== Data provided ==
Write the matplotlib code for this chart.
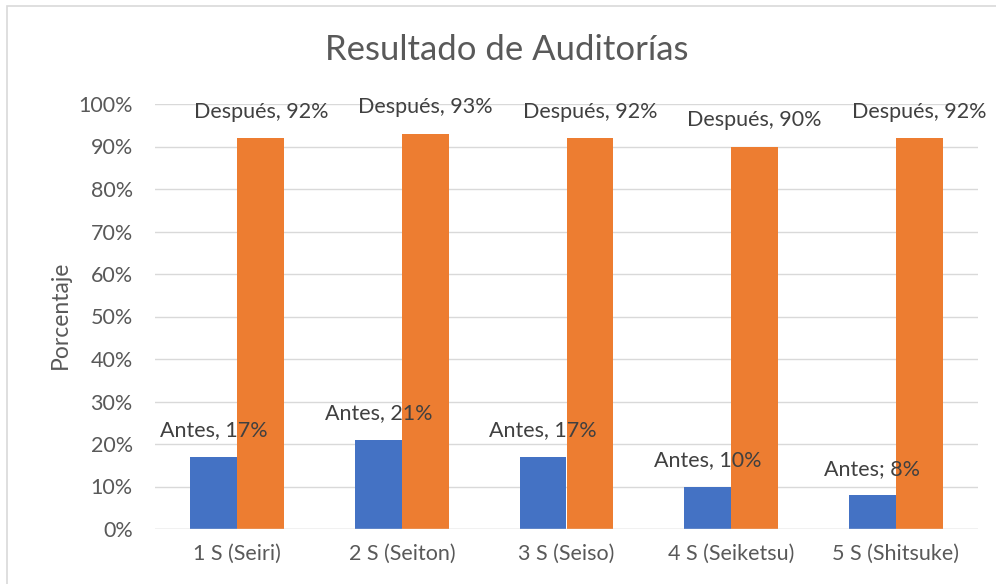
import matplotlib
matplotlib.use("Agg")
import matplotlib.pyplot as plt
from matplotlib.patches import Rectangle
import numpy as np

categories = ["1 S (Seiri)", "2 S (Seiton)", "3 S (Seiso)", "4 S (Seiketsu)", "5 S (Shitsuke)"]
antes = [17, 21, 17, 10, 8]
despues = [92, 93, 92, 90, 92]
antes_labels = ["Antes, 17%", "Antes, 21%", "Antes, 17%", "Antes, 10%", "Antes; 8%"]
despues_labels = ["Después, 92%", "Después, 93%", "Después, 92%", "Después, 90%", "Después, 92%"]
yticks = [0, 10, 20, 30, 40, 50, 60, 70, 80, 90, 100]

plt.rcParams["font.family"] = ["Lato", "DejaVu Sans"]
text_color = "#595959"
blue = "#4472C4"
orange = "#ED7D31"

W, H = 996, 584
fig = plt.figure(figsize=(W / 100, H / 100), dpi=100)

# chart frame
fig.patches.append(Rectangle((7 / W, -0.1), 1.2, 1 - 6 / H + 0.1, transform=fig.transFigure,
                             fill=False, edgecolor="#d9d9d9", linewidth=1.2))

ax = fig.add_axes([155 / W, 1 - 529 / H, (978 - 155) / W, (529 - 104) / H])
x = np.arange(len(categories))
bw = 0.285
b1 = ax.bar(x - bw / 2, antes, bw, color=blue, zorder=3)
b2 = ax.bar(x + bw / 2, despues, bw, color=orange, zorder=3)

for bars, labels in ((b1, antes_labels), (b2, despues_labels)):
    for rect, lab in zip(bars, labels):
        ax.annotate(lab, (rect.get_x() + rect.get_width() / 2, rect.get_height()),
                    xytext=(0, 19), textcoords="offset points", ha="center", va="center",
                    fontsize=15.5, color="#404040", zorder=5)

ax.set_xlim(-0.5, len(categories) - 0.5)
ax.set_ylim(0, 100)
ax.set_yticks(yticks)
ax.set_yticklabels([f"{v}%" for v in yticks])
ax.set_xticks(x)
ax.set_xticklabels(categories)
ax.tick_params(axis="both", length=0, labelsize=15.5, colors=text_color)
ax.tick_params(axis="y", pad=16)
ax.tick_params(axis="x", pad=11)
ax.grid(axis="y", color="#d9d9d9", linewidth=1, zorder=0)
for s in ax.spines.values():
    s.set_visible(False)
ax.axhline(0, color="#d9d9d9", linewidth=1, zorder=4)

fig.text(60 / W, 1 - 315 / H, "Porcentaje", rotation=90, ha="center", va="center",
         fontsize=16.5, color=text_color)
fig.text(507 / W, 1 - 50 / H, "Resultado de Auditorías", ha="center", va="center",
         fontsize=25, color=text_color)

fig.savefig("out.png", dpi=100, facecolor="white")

== Required task ==
Lines that hold the word "chart" are the ones to return, every one of them.

== Expected answer ==
Write the matplotlib code for this chart.
# chart frame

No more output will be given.